Electronics of all kinds that have fullness like that of the Legato Legacy can also congeal and thereby blur spatial cues, but here again the Gryphon phono stage proved to be thoroughly itself. It sounded spacious but not excessively so. When it comes to capturing space, it's hard to beat some of the direct-to-disc recordings, and even harder to beat For Duke [M&K Realtime RT-101], an audiophile war-horse that has all-around demo-quality sound. The Legato Legacy spread the ensemble out laterally and front to back, presenting a walk-within-it soundstage, but it wasn't flashy in doing so, the music never sounding bigger than it should. It would be difficult for any phono stage -- or amp, preamp or cartridge -- to sound bad with For Duke, but only the greats uncover all of its charms. In so many ways, it unleashed all that the Legato Legacy does so well: its tangible presence, its complete resolution, its power with powerful music. With lesser equipment, For Duke is a workout; for the Legato Legacy, it was a sonic sibling, each mirroring what the other was truly capable of. In fact, if you know the sound of For Duke, you know even better than I can describe what the Legato Legacy sounds like.

Like every audiophile (and every member of the audio press, truth be known), I have my biases, my set of personal views of what constitutes a great audio system in general and great components in specific. These become even more pronounced with analog, because I make the connection between live music and what I hear from LPs more readily than with other media. These boil down to a few well-rooted beliefs.

Here's one of them. I believe that there is something musically complementary, something immediately right, about the combination of analog and tubes. I want my records to sound like records, and to my ears, tubes, especially in a phono stage, achieve this far more reliably than solid state. While I've been able to admire some solid-state phono stages, many of them, even highly praised ones, pushed analog toward the sonic signature of digital. Thus, among my favorite phono stages are the Audio Research Reference Phono 2 SE ($12,995) and Allnic H-3000V ($13,900), a pair of true analog heavy hitters that don't sound anything near alike but do reinforce the connection between analog and tubes. Like the Legato Legacy, the Reference Phono 2 SE derives its gain completely from active devices -- tubes and J-FETs in the Reference Phono 2 SE's case. It also offers multiple gain and loading options, but changes in both are made via front-panel buttons or with the unit's remote control. The Allnic phono stage does use step-up transformers and an LCR network for deriving its EQ. It allows for copious adjustment of EQ, for dialing in just the right settings for each LP, RIAA or pre-RIAA titles. The Reference Phono 2 also allows EQ adjustment, but it has only two options beyond RIAA. Both the H-3000V and Reference Phono 2 SE have more than one input, perfect for those of us who use two tonearms, as well as single-ended RCA and balanced XLR outputs.

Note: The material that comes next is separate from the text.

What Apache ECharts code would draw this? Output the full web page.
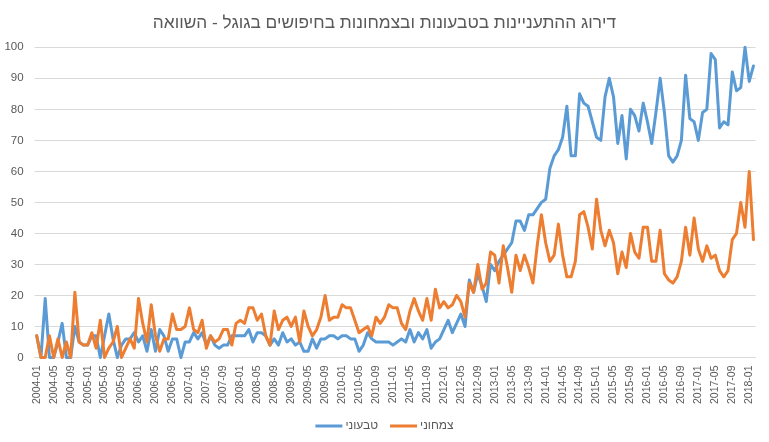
<!DOCTYPE html>
<html>
<head>
<meta charset="utf-8">
<script src="https://cdn.jsdelivr.net/npm/echarts@6/dist/echarts.min.js"></script>
<style>
html,body{margin:0;padding:0;background:#fff;}
#chart{width:769px;height:442px;}
</style>
</head>
<body>
<div id="chart"></div>
<script>
// Monthly categories 2004-01 .. 2018-02
const startYear = 2004, monthCount = 170;
const categories = [];
for (let k = 0; k < monthCount; k++) {
  const y = startYear + Math.floor(k / 12);
  const m = (k % 12) + 1;
  categories.push(y + '-' + (m < 10 ? '0' + m : '' + m));
}

const seriesNames = ['טבעוני', 'צמחוני'];
const titleText = 'דירוג ההתעניינות בטבעונות ובצמחונות בחיפושים בגוגל - השוואה';

const veganValues = [
  7,0,19,0,0,5,11,0,0,10,
  5,4,4,7,7,0,7,14,6,0,
  4,6,6,8,5,7,2,9,2,9,
  7,2,6,6,0,5,5,8,6,8,
  4,7,4,3,4,4,7,7,7,7,
  9,5,8,8,7,4,6,4,8,5,
  6,4,5,2,2,6,3,6,6,7,
  7,6,7,7,6,6,2,4,8,6,
  5,5,5,5,4,5,6,5,9,5,
  8,6,9,3,5,6,9,12,8,11,
  14,10,25,21,27,23,18,30,28,31,
  33,35,37,44,44,41,46,46,48,50,
  51,61,65,67,71,81,65,65,85,82,
  81,76,71,70,84,90,84,69,78,64,
  80,78,73,82,76,69,79,90,79,65,
  63,65,70,91,77,76,70,79,80,98,
  96,74,76,75,92,86,87,100,89,94
];

const vegetarianValues = [
  7,0,0,7,0,6,0,5,0,21,
  5,4,4,8,3,12,0,3,5,10,
  0,3,6,3,19,11,5,17,7,2,
  6,6,14,9,9,10,16,9,8,12,
  3,7,5,6,9,9,4,11,12,11,
  16,16,12,14,7,4,15,9,12,13,
  10,13,5,15,10,7,9,13,20,12,
  13,13,17,16,16,12,8,9,10,7,
  13,11,13,17,16,16,11,9,15,19,
  15,12,19,12,22,16,18,16,17,20,
  18,13,24,21,30,22,24,34,33,24,
  36,29,21,33,28,33,29,24,36,46,
  37,31,33,43,33,26,26,31,46,47,
  42,35,51,41,36,41,37,27,34,29,
  40,34,32,42,42,31,31,41,27,25,
  24,26,31,42,33,45,35,31,36,32,
  33,28,26,28,38,40,50,42,60,38
];

const yMin = 0, yMax = 100, yStep = 10;

const chart = echarts.init(document.getElementById('chart'), null, {renderer: 'canvas'});
const FONT = '"Liberation Sans", Arial, sans-serif';
const lineCommon = {
  type: 'line',
  showSymbol: false,
  symbol: 'none',
  smooth: false,
  lineStyle: {width: 3, join: 'round', cap: 'round'}
};
chart.setOption({
  animation: false,
  backgroundColor: '#ffffff',
  color: ['#5B9BD5', '#ED7D31'],
  title: {
    text: titleText,
    left: 'center',
    top: 10,
    textStyle: {fontFamily: FONT, fontSize: 17.3, fontWeight: 'normal', color: '#595959'}
  },
  legend: {
    data: seriesNames,
    left: 'center',
    top: 415,
    icon: 'rect',
    itemWidth: 27,
    itemHeight: 3,
    itemGap: 12,
    textStyle: {fontFamily: FONT, fontSize: 12, color: '#595959', padding: [0, 0, 0, -2]}
  },
  grid: {left: 34.6, right: 13.4, top: 47.3, bottom: 84.5, containLabel: false},
  xAxis: {
    type: 'category',
    data: categories,
    boundaryGap: true,
    axisLine: {show: true, lineStyle: {color: '#D9D9D9', width: 1}},
    axisTick: {show: false},
    axisLabel: {
      interval: 3,
      rotate: 90,
      margin: 8,
      fontFamily: FONT,
      fontSize: 10.5,
      color: '#595959'
    },
    splitLine: {show: false}
  },
  yAxis: {
    type: 'value',
    min: yMin,
    max: yMax,
    interval: yStep,
    axisLine: {show: false},
    axisTick: {show: false},
    axisLabel: {margin: 11, fontFamily: FONT, fontSize: 11.5, color: '#595959'},
    splitLine: {lineStyle: {color: '#D9D9D9', width: 1}}
  },
  series: [
    Object.assign({}, lineCommon, {name: seriesNames[0], data: veganValues}),
    Object.assign({}, lineCommon, {name: seriesNames[1], data: vegetarianValues})
  ]
});
</script>
</body>
</html>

When discussing three different products of any type, it's tempting to consider two as boundaries, placing the one that best encompasses the traits of the other two in between them. That just doesn't work here, as these three phono stages have such distinct sonic personalities. The Reference Phono 2 SE presents space in a grand way, as all Audio Research products do. It illuminates the furthest reaches of the sound stage as well as the images that occupy it with rare insight. I haven't had the H-3000V (or the H-3000, which eschews the EQ adjustablility) in my system for some time, but it's an easy phono stage to remember, especially its ability to conjure images within the soundfield it conveys -- "spooky" I've called it, because of how well rooted and palpable the images were. The Allnic phono stage presented the music with a more midrangey slant than the Audio Research, though it would be easy, I think, to identify both as having tubes.

In a certain sense, this applies to the Legato Legacy as well. Its tonal completeness and image density are often the stuff of tubes, although these things blend into a less ostentatious sense of space than with the tube units -- still spacious to be sure, but not overwhelmingly so, like the Reference Phono 2 SE, which is the most immediate, even the most forward of the three, perhaps owing to the vast space it portrays. The Allnic does imaging in a way that the other two do not quite equal, and in a way that by itself will sell some potential buyers on it. Neither of the tube units approach the bass depth and power of the Legato Legacy, and they don't possess quite the tonal saturation or midbass punch either. And it is within such a comparison that Flemming Rasmussen's addressing of noise has its greatest impact, the music from the tube units not emerging from as deep and dark a place as with the Legato Legacy.

While the Legato Legacy may have initially had something of a perceptual deficit with me, owing to its fully solid-state circuitry, it quickly established itself among the uppercrust of phono stages I've heard, even top-flight tube competition, biases be damned. Which among the Gryphon, Audio Research and Allnic would I choose? Copout time -- I could be very happy with any of them. If I had to chose one of them, it would be for reasons that largely wouldn't apply to the other two, so distinctive in terms of features and sound is this trio of phono stages. Having all of them (and three tonearms on my turntable) would be a reasonable compromise, I think.

No one said that writing about audio gear would be easy, and reviewing the Gryphon Legato Legacy underscored this point. This was one of the most involved reviews I've written, purely because the Legato Legacy performed in such a wide-ranging and comprehensive way, challenging my preconceived notions and causing some reconfiguration of my system, due to its two-chassis design and those LEMO connectors. Even so, this is one special piece of audio equipment, pushing both analog's performance and technological boundaries, divulging the music in those grooves in an absolute, and absolutely engrossing, way. While I might not have expected what I'd discover from the Legato Legacy, I wasn't totally surprised either. I've had enough past exposure to Gryphon equipment to know that this level of performance is common.

Now, on to a more pressing issue: we in the US need the Gryphon to cease being a mythical beast. We need access to the Legato Legacy and the entire product line -- and soon, please!